A Cultural History of Causality: Science, Murder Novels, and Systems of Thought
by Stephen Kern. Princeton University Press, 2004 ($29.95)
Did you forget to take "Quantum Physics and the Murder Novel" your senior year? If so, Kern's book on causality will guide you through a daunting yet enlightening survey of how science has affected literature.
By "murder novels," Kern does not mean whodunits. His focus is on the "whydunits" written by Victorian and modern writers: books that revolve around murder but dwell on their characters' motives, not crime solving. Science comes into play because of the revolution in thought and knowledge between the period 1830 to 1900 and the 20th century. Over these years, Charles Darwin and Gregor Mendel revolutionized biology, Sigmund Freud revolutionized psychology, and physicists changed our view of the universe.
The result, Kern says, is reflected in these novels: the protagonist of Émile Zola's Germinal (1885) kills because of a murderous rage inherited from distant ancestors--"an explanation," Kern writes, "that is unlikely in a serious modern novel." In Compulsion (1956), however, Meyer Levin has killers driven by childhood sexual traumas, a cause of psychosis unknown before Freud. Although Kern cites more than 100 novels, he concentrates on a dozen or so exemplary authors, with Charles Dickens, Victor Hugo and Fyodor Dostoyevsky as leading Victorians and Theodore Dreiser, Franz Kafka and Albert Camus as modern thinkers.
Kern's central idea is the "specificity-uncertainty dialectic." Roughly summarized: the more specific information scientists gained about the world, the more they realized how little they knew.
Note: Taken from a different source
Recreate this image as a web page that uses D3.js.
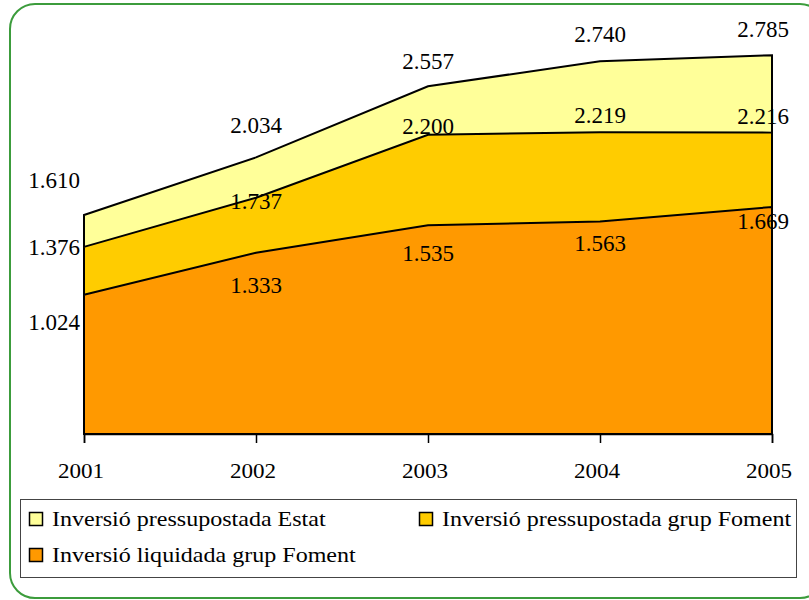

For example, geneticists in the 20th century learned about genes and had a far better understanding of inherited characteristics than Victorians had--but the very breadth of this knowledge made the idea of a character inheriting an instinct a laughable notion.
Kern, a humanities professor at Ohio State University and expert on intellectual history, has mastered the novels, the critical literature, and the works by philosophers and sociologists bearing on his thesis. His descriptions of the genetics, neuroscience and physics that influenced writers are much briefer but accurate. A Cultural History of Causality is structured like a college course and can be heavy-going. But readers familiar with the novels will see them in a new light and--who knows?--scientists may be drawn by the connections Kern reveals to read these tales of murder. --Jonathan Beard
Sex and Learning
Why Gender Matters: What Parents and Teachers Need to Know about the Emerging Science of Sex Differences
by Leonard Sax. Doubleday, 2005 ($24.95)
When I was a college freshman, a male teaching assistant I sought help from told me matter-of-factly that women were not good at inorganic chemistry. Had I been armed with Why Gender Matters, about how biological differences between the sexes can influence learning and behavior, I could have managed an informed rejoinder to go along with my shocked expression.
Sax--a pediatrician and psychologist in the Washington, D.C., area and founder of the National Association for Single-Sex Public Education--hopes to make today's teachers and parents aware of the science behind differences between girls and boys. He was inspired to write the book as more and more parents brought their young sons to his office in the mid-1990s, seeking an evaluation for attention-deficit hyperactivity disorder. Recalling studies that show boys do not hear as well as girls, Sax felt that for some of the boys he assessed, simply not hearing the teacher led to their inattention, a problem that could be solved by a front-row seat.